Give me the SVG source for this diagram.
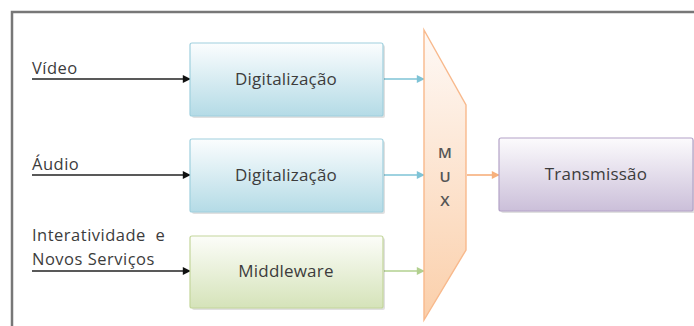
<svg xmlns="http://www.w3.org/2000/svg" width="694" height="326" viewBox="0 0 694 326">
<defs>
<linearGradient id="gBlue" x1="0" y1="0" x2="0" y2="1"><stop offset="0" stop-color="#fbfdfe"/><stop offset="1" stop-color="#b4dbe6"/></linearGradient>
<linearGradient id="gGreen" x1="0" y1="0" x2="0" y2="1"><stop offset="0" stop-color="#fcfdf9"/><stop offset="1" stop-color="#d5e3b9"/></linearGradient>
<linearGradient id="gPurple" x1="0" y1="0" x2="0" y2="1"><stop offset="0" stop-color="#fcfbfd"/><stop offset="1" stop-color="#cbbfd9"/></linearGradient>
<linearGradient id="gOrange" x1="0" y1="0" x2="0" y2="1"><stop offset="0" stop-color="#fef9f6"/><stop offset="1" stop-color="#fbcfaa"/></linearGradient>
<marker id="aBlack" viewBox="0 0 10 10" refX="9" refY="5" markerWidth="10" markerHeight="8" markerUnits="userSpaceOnUse" orient="auto"><path d="M0,0 L10,5 L0,10 z" fill="#111"/></marker>
<marker id="aBlue" viewBox="0 0 10 10" refX="9" refY="5" markerWidth="10" markerHeight="8" markerUnits="userSpaceOnUse" orient="auto"><path d="M0,0 L10,5 L0,10 z" fill="#7ec3d6"/></marker>
<marker id="aGreen" viewBox="0 0 10 10" refX="9" refY="5" markerWidth="10" markerHeight="8" markerUnits="userSpaceOnUse" orient="auto"><path d="M0,0 L10,5 L0,10 z" fill="#b2d08f"/></marker>
<marker id="aOrange" viewBox="0 0 10 10" refX="9" refY="5" markerWidth="10" markerHeight="8" markerUnits="userSpaceOnUse" orient="auto"><path d="M0,0 L10,5 L0,10 z" fill="#f7b07c"/></marker>
</defs>
<style>
text{font-family:"Open Sans","Liberation Sans",sans-serif;fill:#3c3c3c;}
.box{font-size:17px;text-anchor:middle;letter-spacing:0.2px;}
.lbl{font-size:16.5px;letter-spacing:0.5px;}
.mux{font-size:15px;text-anchor:middle;font-weight:600;fill:#555;}
.shadow{fill:#000;opacity:0.12;}
</style>
<rect x="0" y="0" width="694" height="326" fill="#fff"/>
<path d="M12,326 L12,12 L694,12" fill="none" stroke="#777" stroke-width="2.5"/>

<g id="connectors" fill="none" stroke-width="1.6">
<line x1="32" y1="79" x2="190" y2="79" stroke="#222" marker-end="url(#aBlack)"/>
<line x1="32" y1="175" x2="190" y2="175" stroke="#222" marker-end="url(#aBlack)"/>
<line x1="32" y1="271" x2="190" y2="271" stroke="#222" marker-end="url(#aBlack)"/>
<line x1="384" y1="79" x2="424" y2="79" stroke="#7ec3d6" marker-end="url(#aBlue)"/>
<line x1="384" y1="175" x2="424" y2="175" stroke="#7ec3d6" marker-end="url(#aBlue)"/>
<line x1="384" y1="271" x2="424" y2="271" stroke="#b2d08f" marker-end="url(#aGreen)"/>
<line x1="467" y1="175" x2="499" y2="175" stroke="#f7b07c" marker-end="url(#aOrange)"/>
</g>

<g id="lbl-video"><text class="lbl" x="32" y="74">Vídeo</text></g>
<g id="lbl-audio"><text class="lbl" x="32" y="170">Áudio</text></g>
<g id="lbl-inter"><text class="lbl" x="32" y="241" xml:space="preserve">Interatividade  e</text><text class="lbl" x="32" y="265">Novos Serviços</text></g>

<g id="dig1">
<rect class="shadow" x="192" y="45" width="193" height="73" rx="2"/>
<rect x="190" y="43" width="193" height="73" rx="2" fill="url(#gBlue)" stroke="#9fd0de" stroke-width="1.2"/>
<text class="box" x="286" y="85">Digitalização</text>
</g>
<g id="dig2">
<rect class="shadow" x="192" y="141" width="193" height="73" rx="2"/>
<rect x="190" y="139" width="193" height="73" rx="2" fill="url(#gBlue)" stroke="#9fd0de" stroke-width="1.2"/>
<text class="box" x="286" y="181">Digitalização</text>
</g>
<g id="middleware">
<rect class="shadow" x="192" y="238" width="193" height="72" rx="2"/>
<rect x="190" y="236" width="193" height="72" rx="2" fill="url(#gGreen)" stroke="#c3d69b" stroke-width="1.2"/>
<text class="box" x="286" y="277">Middleware</text>
</g>
<g id="mux">
<polygon points="424,30 466,105 466,250 424,320" fill="url(#gOrange)" stroke="#f8b98c" stroke-width="1.4"/>
<text class="mux" x="445" y="158">M</text>
<text class="mux" x="445" y="182">U</text>
<text class="mux" x="445" y="206">X</text>
</g>
<g id="transmissao">
<rect class="shadow" x="501" y="140" width="194" height="73" rx="2"/>
<rect x="499" y="138" width="194" height="73" rx="2" fill="url(#gPurple)" stroke="#b3a2c7" stroke-width="1.2"/>
<text class="box" x="596" y="180">Transmissão</text>
</g>
</svg>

→ Exercise directions
Replicate the material above verbatim; images stay out of the copy.

→ Solution
Give me the SVG source for this diagram.
<svg xmlns="http://www.w3.org/2000/svg" width="694" height="326" viewBox="0 0 694 326">
<defs>
<linearGradient id="gBlue" x1="0" y1="0" x2="0" y2="1"><stop offset="0" stop-color="#fbfdfe"/><stop offset="1" stop-color="#b4dbe6"/></linearGradient>
<linearGradient id="gGreen" x1="0" y1="0" x2="0" y2="1"><stop offset="0" stop-color="#fcfdf9"/><stop offset="1" stop-color="#d5e3b9"/></linearGradient>
<linearGradient id="gPurple" x1="0" y1="0" x2="0" y2="1"><stop offset="0" stop-color="#fcfbfd"/><stop offset="1" stop-color="#cbbfd9"/></linearGradient>
<linearGradient id="gOrange" x1="0" y1="0" x2="0" y2="1"><stop offset="0" stop-color="#fef9f6"/><stop offset="1" stop-color="#fbcfaa"/></linearGradient>
<marker id="aBlack" viewBox="0 0 10 10" refX="9" refY="5" markerWidth="10" markerHeight="8" markerUnits="userSpaceOnUse" orient="auto"><path d="M0,0 L10,5 L0,10 z" fill="#111"/></marker>
<marker id="aBlue" viewBox="0 0 10 10" refX="9" refY="5" markerWidth="10" markerHeight="8" markerUnits="userSpaceOnUse" orient="auto"><path d="M0,0 L10,5 L0,10 z" fill="#7ec3d6"/></marker>
<marker id="aGreen" viewBox="0 0 10 10" refX="9" refY="5" markerWidth="10" markerHeight="8" markerUnits="userSpaceOnUse" orient="auto"><path d="M0,0 L10,5 L0,10 z" fill="#b2d08f"/></marker>
<marker id="aOrange" viewBox="0 0 10 10" refX="9" refY="5" markerWidth="10" markerHeight="8" markerUnits="userSpaceOnUse" orient="auto"><path d="M0,0 L10,5 L0,10 z" fill="#f7b07c"/></marker>
</defs>
<style>
text{font-family:"Open Sans","Liberation Sans",sans-serif;fill:#3c3c3c;}
.box{font-size:17px;text-anchor:middle;letter-spacing:0.2px;}
.lbl{font-size:16.5px;letter-spacing:0.5px;}
.mux{font-size:15px;text-anchor:middle;font-weight:600;fill:#555;}
.shadow{fill:#000;opacity:0.12;}
</style>
<rect x="0" y="0" width="694" height="326" fill="#fff"/>
<path d="M12,326 L12,12 L694,12" fill="none" stroke="#777" stroke-width="2.5"/>

<g id="connectors" fill="none" stroke-width="1.6">
<line x1="32" y1="79" x2="190" y2="79" stroke="#222" marker-end="url(#aBlack)"/>
<line x1="32" y1="175" x2="190" y2="175" stroke="#222" marker-end="url(#aBlack)"/>
<line x1="32" y1="271" x2="190" y2="271" stroke="#222" marker-end="url(#aBlack)"/>
<line x1="384" y1="79" x2="424" y2="79" stroke="#7ec3d6" marker-end="url(#aBlue)"/>
<line x1="384" y1="175" x2="424" y2="175" stroke="#7ec3d6" marker-end="url(#aBlue)"/>
<line x1="384" y1="271" x2="424" y2="271" stroke="#b2d08f" marker-end="url(#aGreen)"/>
<line x1="467" y1="175" x2="499" y2="175" stroke="#f7b07c" marker-end="url(#aOrange)"/>
</g>

<g id="lbl-video"><text class="lbl" x="32" y="74">Vídeo</text></g>
<g id="lbl-audio"><text class="lbl" x="32" y="170">Áudio</text></g>
<g id="lbl-inter"><text class="lbl" x="32" y="241" xml:space="preserve">Interatividade  e</text><text class="lbl" x="32" y="265">Novos Serviços</text></g>

<g id="dig1">
<rect class="shadow" x="192" y="45" width="193" height="73" rx="2"/>
<rect x="190" y="43" width="193" height="73" rx="2" fill="url(#gBlue)" stroke="#9fd0de" stroke-width="1.2"/>
<text class="box" x="286" y="85">Digitalização</text>
</g>
<g id="dig2">
<rect class="shadow" x="192" y="141" width="193" height="73" rx="2"/>
<rect x="190" y="139" width="193" height="73" rx="2" fill="url(#gBlue)" stroke="#9fd0de" stroke-width="1.2"/>
<text class="box" x="286" y="181">Digitalização</text>
</g>
<g id="middleware">
<rect class="shadow" x="192" y="238" width="193" height="72" rx="2"/>
<rect x="190" y="236" width="193" height="72" rx="2" fill="url(#gGreen)" stroke="#c3d69b" stroke-width="1.2"/>
<text class="box" x="286" y="277">Middleware</text>
</g>
<g id="mux">
<polygon points="424,30 466,105 466,250 424,320" fill="url(#gOrange)" stroke="#f8b98c" stroke-width="1.4"/>
<text class="mux" x="445" y="158">M</text>
<text class="mux" x="445" y="182">U</text>
<text class="mux" x="445" y="206">X</text>
</g>
<g id="transmissao">
<rect class="shadow" x="501" y="140" width="194" height="73" rx="2"/>
<rect x="499" y="138" width="194" height="73" rx="2" fill="url(#gPurple)" stroke="#b3a2c7" stroke-width="1.2"/>
<text class="box" x="596" y="180">Transmissão</text>
</g>
</svg>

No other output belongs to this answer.